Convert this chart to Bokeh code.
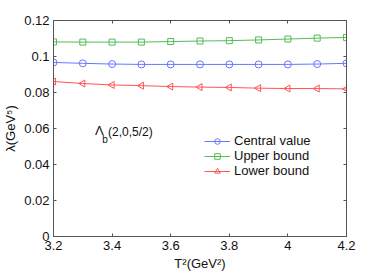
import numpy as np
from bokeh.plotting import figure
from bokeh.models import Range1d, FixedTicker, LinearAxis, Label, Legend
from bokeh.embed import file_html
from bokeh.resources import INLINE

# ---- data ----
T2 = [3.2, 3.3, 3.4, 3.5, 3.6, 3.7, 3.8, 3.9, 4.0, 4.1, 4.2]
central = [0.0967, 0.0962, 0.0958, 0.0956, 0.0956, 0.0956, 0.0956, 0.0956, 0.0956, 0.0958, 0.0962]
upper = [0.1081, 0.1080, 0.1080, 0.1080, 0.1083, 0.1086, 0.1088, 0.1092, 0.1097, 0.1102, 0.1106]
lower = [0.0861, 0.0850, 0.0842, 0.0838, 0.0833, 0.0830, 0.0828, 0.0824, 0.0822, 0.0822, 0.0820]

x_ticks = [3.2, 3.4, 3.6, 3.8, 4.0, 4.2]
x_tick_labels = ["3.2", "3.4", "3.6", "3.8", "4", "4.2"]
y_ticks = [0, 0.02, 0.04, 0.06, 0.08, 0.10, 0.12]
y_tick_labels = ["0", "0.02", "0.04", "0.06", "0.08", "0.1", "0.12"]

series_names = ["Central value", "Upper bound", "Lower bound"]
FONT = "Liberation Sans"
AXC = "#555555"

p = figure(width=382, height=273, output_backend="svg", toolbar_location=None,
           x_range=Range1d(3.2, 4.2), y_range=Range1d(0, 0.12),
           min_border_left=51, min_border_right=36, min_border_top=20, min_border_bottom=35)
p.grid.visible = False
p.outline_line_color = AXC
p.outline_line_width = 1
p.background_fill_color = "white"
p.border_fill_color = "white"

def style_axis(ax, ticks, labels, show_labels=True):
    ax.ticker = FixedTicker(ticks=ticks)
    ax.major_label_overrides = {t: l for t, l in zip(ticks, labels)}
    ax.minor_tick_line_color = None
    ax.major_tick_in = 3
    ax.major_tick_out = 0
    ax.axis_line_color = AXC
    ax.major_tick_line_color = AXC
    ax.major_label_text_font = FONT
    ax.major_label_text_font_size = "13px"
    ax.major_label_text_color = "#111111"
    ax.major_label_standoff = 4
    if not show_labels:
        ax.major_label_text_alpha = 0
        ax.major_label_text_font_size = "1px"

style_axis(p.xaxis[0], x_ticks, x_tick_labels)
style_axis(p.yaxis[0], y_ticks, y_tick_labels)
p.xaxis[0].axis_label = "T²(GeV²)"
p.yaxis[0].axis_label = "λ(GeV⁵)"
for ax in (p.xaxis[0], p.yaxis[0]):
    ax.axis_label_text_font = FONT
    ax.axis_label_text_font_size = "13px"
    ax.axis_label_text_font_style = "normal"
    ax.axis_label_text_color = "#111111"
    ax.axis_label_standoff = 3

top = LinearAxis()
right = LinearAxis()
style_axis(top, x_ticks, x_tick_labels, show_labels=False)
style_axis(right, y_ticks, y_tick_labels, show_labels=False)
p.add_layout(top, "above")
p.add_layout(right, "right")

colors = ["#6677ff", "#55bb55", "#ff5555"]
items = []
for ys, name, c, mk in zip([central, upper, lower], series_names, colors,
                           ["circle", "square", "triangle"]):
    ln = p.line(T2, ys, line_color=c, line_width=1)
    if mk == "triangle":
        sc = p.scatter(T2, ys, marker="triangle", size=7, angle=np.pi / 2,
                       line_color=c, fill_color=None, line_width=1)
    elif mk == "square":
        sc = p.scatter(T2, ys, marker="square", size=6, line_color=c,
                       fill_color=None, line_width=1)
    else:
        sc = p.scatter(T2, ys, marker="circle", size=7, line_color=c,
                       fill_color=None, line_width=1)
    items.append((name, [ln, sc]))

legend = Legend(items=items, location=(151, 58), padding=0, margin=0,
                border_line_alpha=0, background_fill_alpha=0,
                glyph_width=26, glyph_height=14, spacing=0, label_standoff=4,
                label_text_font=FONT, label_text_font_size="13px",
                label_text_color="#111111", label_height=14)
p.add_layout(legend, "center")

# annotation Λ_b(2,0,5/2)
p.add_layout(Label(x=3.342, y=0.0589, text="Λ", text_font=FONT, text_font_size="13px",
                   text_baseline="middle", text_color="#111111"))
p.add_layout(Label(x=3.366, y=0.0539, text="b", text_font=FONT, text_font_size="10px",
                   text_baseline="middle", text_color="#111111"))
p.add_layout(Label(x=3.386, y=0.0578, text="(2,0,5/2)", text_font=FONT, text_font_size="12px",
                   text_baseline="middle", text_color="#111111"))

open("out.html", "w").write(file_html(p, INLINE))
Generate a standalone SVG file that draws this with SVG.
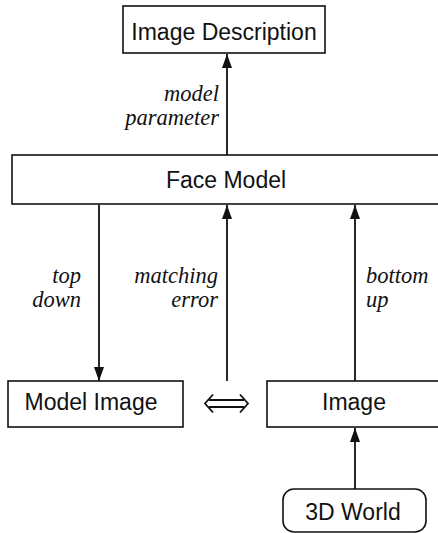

··········

* Job *
Only the lines from the start of the records through the line containing "from bokeh.resources import INLINE" should be repeated, word for word, with the pictures left out.

* Result of the task *
Convert this chart to Bokeh code.
import numpy as np
from bokeh.plotting import figure
from bokeh.models import Range1d, FixedTicker, LinearAxis, Label, Legend
from bokeh.embed import file_html
from bokeh.resources import INLINE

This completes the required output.